The WebCorpLSE software was also used to introduce A-Level English Language students to empirical text study through an AHRC Knowledge Transfer Fellowship. In recent years, the subject criteria have been tightened, requiring more in-depth understanding of linguistic concepts and analytical techniques, and with an increased emphasis on independent learning. At present, the corpus linguistic approach is rarely employed at pre-university level, if at all. A-level students do not, for the most part, have understanding of or access to many automated analysis tools beyond the spelling/grammar checker in Microsoft Word.
Our work provided students with access to a novel, state-of-the-art teaching and independent learning aid, and distilled a wealth of linguistic knowledge, gained from previous research projects in the field of Corpus Linguistics, into a form appropriate for A-level study.

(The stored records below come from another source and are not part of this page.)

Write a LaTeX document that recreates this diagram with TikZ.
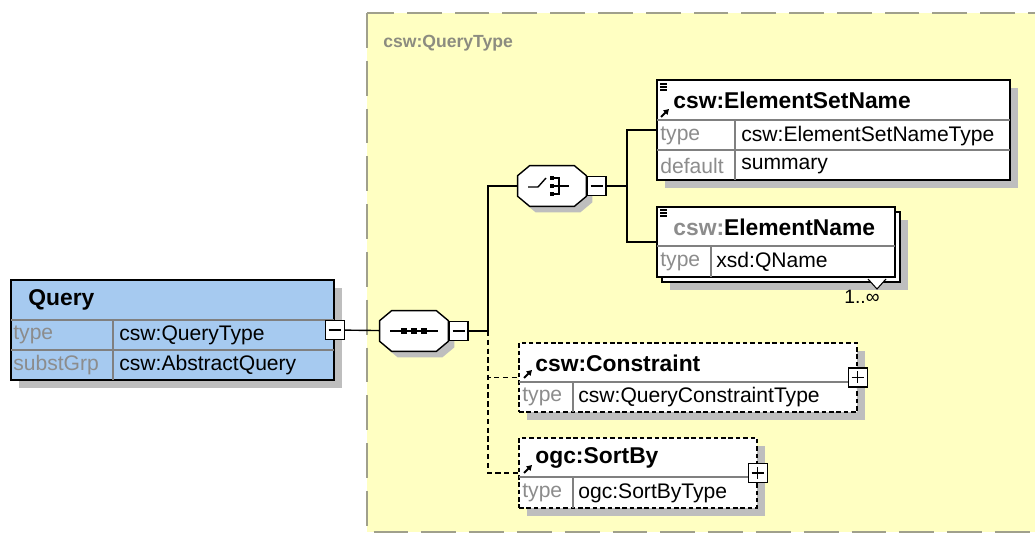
\documentclass[tikz,border=0pt]{standalone}
\usepackage{fontspec}
\setmainfont{Liberation Sans}
\usetikzlibrary{positioning, fit, calc, shadows, arrows.meta}

\definecolor{qtyellow}{RGB}{255,255,194}
\definecolor{qtborder}{RGB}{160,160,140}
\definecolor{titlegray}{RGB}{140,140,128}
\definecolor{queryblue}{RGB}{166,202,240}
\definecolor{shadowgray}{RGB}{190,190,190}
\definecolor{labelgray}{RGB}{140,140,140}
\definecolor{sepgray}{RGB}{128,128,128}

\tikzset{
  boxshadow/.style={drop shadow={shadow xshift=0.16cm, shadow yshift=-0.16cm, fill=shadowgray, opacity=1}},
  plainelem/.style={draw, fill=white, line width=0.8pt, inner sep=0pt},
  elem/.style={plainelem, boxshadow},
  optelem/.style={elem, dash pattern=on 2.6pt off 1.6pt},
  rowsep/.style={draw=sepgray, line width=0.6pt},
  hdr/.style={anchor=west, inner sep=0pt, font=\fontsize{13}{15}\selectfont\bfseries},
  cell/.style={anchor=west, inner sep=0pt, font=\fontsize{12}{14}\selectfont},
  lbl/.style={cell, text=labelgray},
  compo/.style={minimum width=1.36cm, minimum height=0.8cm, inner sep=0pt},
  compline/.style={draw, fill=white, line width=0.8pt,
    drop shadow={shadow xshift=0.12cm, shadow yshift=-0.12cm, fill=shadowgray, opacity=1}},
  pmbox/.style={draw, fill=white, line width=0.8pt, minimum size=0.38cm, inner sep=0pt},
  minussign/.style={pmbox, path picture={\draw[line width=0.8pt]
    ([xshift=0.07cm]path picture bounding box.west) -- ([xshift=-0.07cm]path picture bounding box.east);}},
  plussign/.style={pmbox, path picture={\draw[line width=0.8pt]
    ([xshift=0.07cm]path picture bounding box.west) -- ([xshift=-0.07cm]path picture bounding box.east)
    ([yshift=-0.07cm]path picture bounding box.north) -- ([yshift=0.07cm]path picture bounding box.south);}},
  link/.style={line width=0.8pt},
  optlink/.style={line width=0.8pt, dash pattern=on 3pt off 2pt},
  refarrow/.style={line width=1.1pt, -{Triangle[length=3pt, width=3.4pt]}}
}

% octagon round a compositor node
\newcommand{\compshape}[1]{%
  \path[compline] ($(#1.north west)+(12,0)$) -- ($(#1.north east)+(-12,0)$)
    -- ($(#1.north east)+(0,10)$) -- ($(#1.south east)+(0,-10)$)
    -- ($(#1.south east)+(-12,0)$) -- ($(#1.south west)+(12,0)$)
    -- ($(#1.south west)+(0,-10)$) -- ($(#1.north west)+(0,10)$) -- cycle;}

\begin{document}
\begin{tikzpicture}[x=0.02cm, y=-0.02cm]
\useasboundingbox (0,0) rectangle (1035,536);
\clip (0,0) rectangle (1035,536);
\fill[white] (0,0) rectangle (1035,536);

% complex type area
\draw[fill=qtyellow, draw=qtborder, line width=1.1pt, dash pattern=on 19.8pt off 7.4pt]
  (367,13) rectangle (1080,532);
\node (qtname) [anchor=west, inner sep=0pt, text=titlegray, font=\fontsize{10}{12}\selectfont\bfseries]
  at (383,43) {csw:QueryType};

% global element Query
\node (query) [elem, fill=queryblue, fit={(11,280) (334,380)}] {};
\draw[rowsep] (11,320) -- (334,320) (11,350) -- (334,350) (113,320) -- (113,380);
\node (queryhd) [hdr] at (28,300) {Query};
\node (querytl) [lbl] at (13,335) {type};
\node (querytv) [cell] at (119,335) {csw:QueryType};
\node (querysl) [lbl] at (13,365) {substGrp};
\node (querysv) [cell] at (119,365) {csw:AbstractQuery};
\node (qminus) [minussign] at (query.east) {};

% sequence
\node (seq) [compo] at (414,331) {};
\compshape{seq}
\begin{scope}[shift={(seq)}]
  \draw[line width=0.8pt] (-24,0) -- (24,0);
  \foreach \dx in {-10,0,10}
    \fill (\dx-3,-3) rectangle (\dx+3,3);
\end{scope}
\node (seqminus) [minussign, right=0pt of seq] {};

% choice
\node (choice) [compo] at (552,186) {};
\compshape{choice}
\begin{scope}[shift={(choice)}]
  \draw[line width=0.8pt] (-24,1) -- (-14,1) -- (-6,-8);
  \foreach \dy in {-8,0,8}
    \fill (-2,\dy-2) rectangle (2,\dy+2);
  \draw[line width=0.8pt] (2,-8) -- (7,-8) -- (7,8) -- (2,8) (2,0) -- (17,0);
\end{scope}
\node (chminus) [minussign, right=0pt of choice] {};

% csw:ElementSetName
\node (esn) [elem, fit={(657,80) (1010,180)}] {};
\draw[rowsep] (657,120) -- (1010,120) (657,150) -- (1010,150) (735,120) -- (735,180);
\foreach \y in {84,87,90}
  \draw[line width=0.6pt] (660,\y) -- (667,\y);
\draw[refarrow] (661,117) -- (669,109);
\node (esnhd) [hdr] at (673,100) {csw:ElementSetName};
\node (esntl) [lbl] at (660,136) {type};
\node (esntv) [cell] at (741,136) {csw:ElementSetNameType};
\node (esndl) [lbl] at (660,166) {default};
\node (esndv) [cell] at (741,166) {summary};

% csw:ElementName
\node (enback) [elem, fit={(662,212) (900,282)}] {};
\node (en) [plainelem, fit={(657,207) (895,277)}] {};
\draw[rowsep] (657,246) -- (895,246) (711,246) -- (711,277);
\foreach \y in {210,213,216}
  \draw[line width=0.6pt] (660,\y) -- (667,\y);
\node (enhd) [hdr] at (673,227) {\textcolor{labelgray}{csw:}ElementName};
\node (entl) [lbl] at (660,262) {type};
\node (entv) [cell] at (716,262) {xsd:QName};
\draw[fill=white, line width=0.6pt] (868,279) -- (877,289) -- (886,279);
\node (enmult) [inner sep=0pt, font=\fontsize{11}{13}\selectfont] at (862,297) {1..∞};

% csw:Constraint
\node (cons) [optelem, fit={(519,343) (857,412)}] {};
\draw[rowsep] (519,382) -- (857,382) (573,382) -- (573,412);
\draw[refarrow] (524,378) -- (532,370);
\node (conshd) [hdr] at (535,363) {csw:Constraint};
\node (constl) [lbl] at (522,397) {type};
\node (constv) [cell] at (578,397) {csw:QueryConstraintType};
\node (consplus) [plussign] at (cons.east) {};

% ogc:SortBy
\node (sortby) [optelem, fit={(519,438) (757,508)}] {};
\draw[rowsep] (519,477) -- (757,477) (573,477) -- (573,508);
\draw[refarrow] (524,473) -- (532,465);
\node (sorthd) [hdr] at (535,458) {ogc:SortBy};
\node (sorttl) [lbl] at (522,493) {type};
\node (sorttv) [cell] at (578,493) {ogc:SortByType};
\node (sortplus) [plussign] at (sortby.east) {};

% connectors
\coordinate (fork) at (488,331);
\coordinate (cfork) at (627,186);
\draw[link] (qminus) -- (seq);
\draw[link] (seqminus) -- (fork) |- (choice);
\draw[optlink] (fork) |- (cons);
\draw[optlink] (fork) |- (sortby);
\draw[link] (chminus) -- (cfork) |- (esn);
\draw[link] (cfork) |- (en);
\end{tikzpicture}
\end{document}
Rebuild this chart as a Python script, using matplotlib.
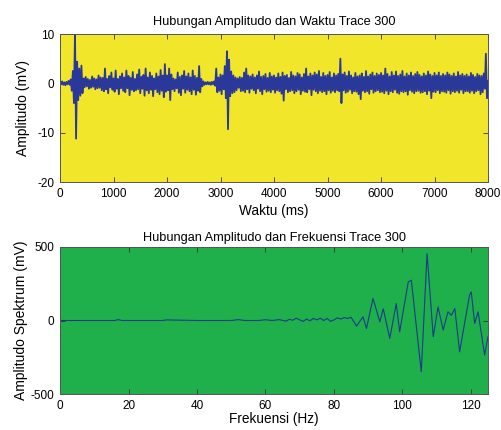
import numpy as np
import matplotlib
matplotlib.use("Agg")
import matplotlib.pyplot as plt

plt.rcParams['font.family'] = ['Liberation Sans', 'DejaVu Sans']
plt.rcParams['axes.unicode_minus'] = False

# trace 300, sampled every 20 ms (0 .. 8000 ms)
amp_trace = [
    0.3, -0.2, 0.4, -0.3, 0.2, -0.4, 0.3, -0.2, 0.5, -0.3, 0.8, -1.5, 2.5, -4.0, 10.5, -11.2, 4.4, -3.4, 3.0, -2.5,
    3.6, -2.0, 1.0, -0.8, 1.3, -0.6, 0.9, -1.1, 0.7, -0.9, 1.4, -0.7, 1.0, -1.2, 0.8, -1.0, 1.6, -0.9, 1.2, -1.4,
    1.1, -1.6, 3.0, -1.2, 0.9, -2.0, 1.5, -0.8, 2.2, -1.3, 1.0, -1.7, 2.6, -1.1, 0.9, -2.2, 1.4, -1.0, 2.0, -1.5,
    1.2, -1.8, 2.6, -1.0, 1.5, -2.4, 1.1, -1.3, 2.3, -1.6, 0.9, -1.4, 1.8, -1.2, 2.8, -2.0, 1.3, -1.1, 1.7, -2.5,
    3.0, -1.4, 1.2, -2.0, 2.2, -1.3, 1.5, -2.6, 1.0, -1.2, 2.0, -1.8, 1.4, -2.2, 2.7, -1.5, 1.6, -2.8, 3.9, -1.7,
    1.6, -1.4, 3.0, -3.4, 1.8, -1.2, 1.0, -1.6, 0.8, -1.0, 2.2, -1.9, 1.3, -2.4, 1.6, -1.1, 2.5, -1.9, 1.4, -1.3,
    2.0, -1.6, 1.2, -2.2, 2.6, -1.3, 1.5, -2.3, 1.1, -1.5, 3.5, -1.8, 0.9, -0.6, 0.4, -0.3, 0.2, -0.2, 0.3, -0.2,
    0.2, -0.3, 0.3, -0.2, 0.4, -0.5, 3.0, -1.8, 1.2, -1.5, 1.8, -2.2, 1.6, -1.2, 3.5, -3.0, 6.5, -9.3, 4.8, -2.6,
    2.4, -2.0, 1.6, -1.8, 1.2, -1.4, 1.0, -0.9, 1.3, -1.6, 1.1, -1.5, 2.2, -1.8, 3.0, -1.2, 1.6, -1.9, 1.4, -1.1,
    1.8, -1.4, 1.2, -2.0, 1.6, -1.1, 2.4, -1.6, 1.3, -2.2, 1.5, -1.2, 1.9, -1.7, 1.1, -1.5, 2.1, -1.8, 1.4, -1.3,
    1.6, -1.9, 1.2, -1.4, 2.0, -1.6, 1.3, -2.1, 2.2, -3.5, 1.5, -1.2, 1.7, -1.8, 1.1, -1.6, 2.3, -1.4, 1.6, -2.0,
    1.4, -1.6, 2.1, -1.3, 1.8, -2.2, 1.2, -1.5, 1.9, -1.7, 3.0, -1.8, 1.4, -1.2, 2.0, -2.4, 1.6, -1.3, 2.2, -1.6,
    1.8, -2.0, 2.5, -1.5, 1.3, -1.8, 2.1, -1.6, 1.5, -2.2, 1.7, -1.4, 2.3, -1.9, 1.2, -1.5, 2.0, -1.8, 1.6, -1.4,
    1.9, -1.6, 5.0, -4.0, 1.8, -1.4, 2.2, -1.9, 1.5, -1.7, 2.4, -1.3, 1.6, -2.0, 1.2, -1.6, 2.1, -1.7, 1.4, -2.2,
    1.6, -3.2, 2.0, -1.5, 1.3, -1.8, 2.5, -1.6, 1.4, -2.1, 1.8, -1.2, 2.2, -1.9, 1.5, -1.6, 2.0, -1.4, 1.7, -1.8,
    2.1, -1.7, 1.6, -2.0, 3.0, -1.5, 1.9, -2.2, 1.4, -1.6, 2.3, -1.8, 1.6, -1.3, 2.4, -1.9, 1.5, -2.1, 1.8, -1.6,
    2.5, -1.8, 1.4, -1.6, 2.0, -2.3, 1.6, -1.4, 2.2, -1.7, 1.5, -2.0, 1.9, -1.6, 2.3, -1.5, 1.7, -1.9, 1.4, -1.8,
    2.0, -1.6, 1.6, -2.2, 2.4, -1.5, 1.8, -3.0, 1.5, -1.7, 2.1, -1.8, 1.6, -1.4, 2.2, -2.0, 1.5, -1.6, 1.9, -1.7,
    1.6, -1.9, 2.2, -1.4, 1.8, -2.1, 1.5, -1.6, 2.0, -1.8, 1.4, -1.5, 2.3, -1.9, 1.6, -1.3, 1.9, -2.0, 1.5, -1.6,
    1.8, -1.6, 1.4, -1.9, 2.1, -1.5, 1.7, -2.0, 1.3, -1.6, 1.9, -1.4, 1.6, -2.2, 1.5, -1.8, 2.0, -1.1, 6.0, -3.0,
    0.5,
]
waktu = np.arange(len(amp_trace)) * 20

# spektrum
frek = [0, 10, 16, 17, 18, 25, 30, 31, 40, 50, 52, 54, 58, 60, 62, 64, 66, 67, 68, 69,
        70, 71, 72, 73, 74, 75, 76, 77, 78, 79, 80, 81, 82, 83, 84, 85, 86.6, 88.5, 89.5,
        91.4, 93.4, 94.4, 96.3, 98.2, 99.2, 101.7, 102.6, 105.5, 107.2, 109.0, 110.4,
        111.9, 113.3, 114.3, 115.3, 116.7, 119.6, 120.1, 121.1, 122.1, 124.0, 125.0]
spektrum = [0, 0, 0, 6, 0, 0, 0, 4, 0, 0, 6, 0, 0, 5, 0, 6, -4, 8, 2, 16,
            4, -6, 10, -2, 14, 4, 16, 0, 14, -6, 4, 18, 10, 20, 14, 22, -38, 25, -54,
            150, -9, 80, -122, 115, -77, 262, 274, -348, 455, -110, 93,
            -65, 59, 36, 81, -213, 172, 195, -20, 59, -235, -110]

fig = plt.figure(figsize=(5.01, 4.30), dpi=100)
ax1 = fig.add_axes([0.1198, 0.5767, 0.8543, 0.3442])
ax2 = fig.add_axes([0.1198, 0.0837, 0.8543, 0.3419])


def gaya(ax):
    ax.tick_params(direction='in', top=True, right=True, length=3.5, width=0.6,
                   labelsize=8.5, pad=4, colors='#333333', labelcolor='black')
    for s in ax.spines.values():
        s.set_color('#555555')
        s.set_linewidth(0.7)


ax1.set_facecolor('#f2e62b')
ax1.plot(waktu, amp_trace, color='#2a3899', lw=1.3)
ax1.set_xlim(0, 8000)
ax1.set_ylim(-20, 10)
ax1.set_xticks(range(0, 8001, 1000))
ax1.set_yticks([-20, -10, 0, 10])
ax1.set_title('Hubungan Amplitudo dan Waktu Trace 300', fontsize=9.2, pad=6.5)
ax1.set_xlabel('Waktu (ms)', fontsize=9.8, labelpad=3)
ax1.set_ylabel('Amplitudo (mV)', fontsize=10, labelpad=5)
gaya(ax1)

ax2.set_facecolor('#1fb04b')
ax2.plot(frek, spektrum, color='#1b3a8c', lw=0.8)
ax2.set_xlim(0, 125)
ax2.set_ylim(-500, 500)
ax2.set_xticks(range(0, 121, 20))
ax2.set_yticks([-500, 0, 500])
ax2.set_title('Hubungan Amplitudo dan Frekuensi Trace 300', fontsize=9.2, pad=4)
ax2.set_xlabel('Frekuensi (Hz)', fontsize=9.8, labelpad=0)
ax2.set_ylabel('Amplitudo Spektrum (mV)', fontsize=10, labelpad=2)
gaya(ax2)

fig.savefig('out.png', dpi=100)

By introducing A-level students to WebCorpLSE, they learn to apply corpus linguistic techniques to their language studies and their independent research projects. WebCorpLSE also provides teachers and their students with a plentiful supply of authentic language data, relevant to all aspects of the A-level syllabus.
In 2020, we expanded the work on data-driven language learning, adapting the WebCorpLSE technology and creating WebCorp Learn, a version optimised for interactive English language learning by non-native speakers. WebCorp Learn is now integrated into courses in German secondary schools through collaboration with the Teaching Solutions language consultancy.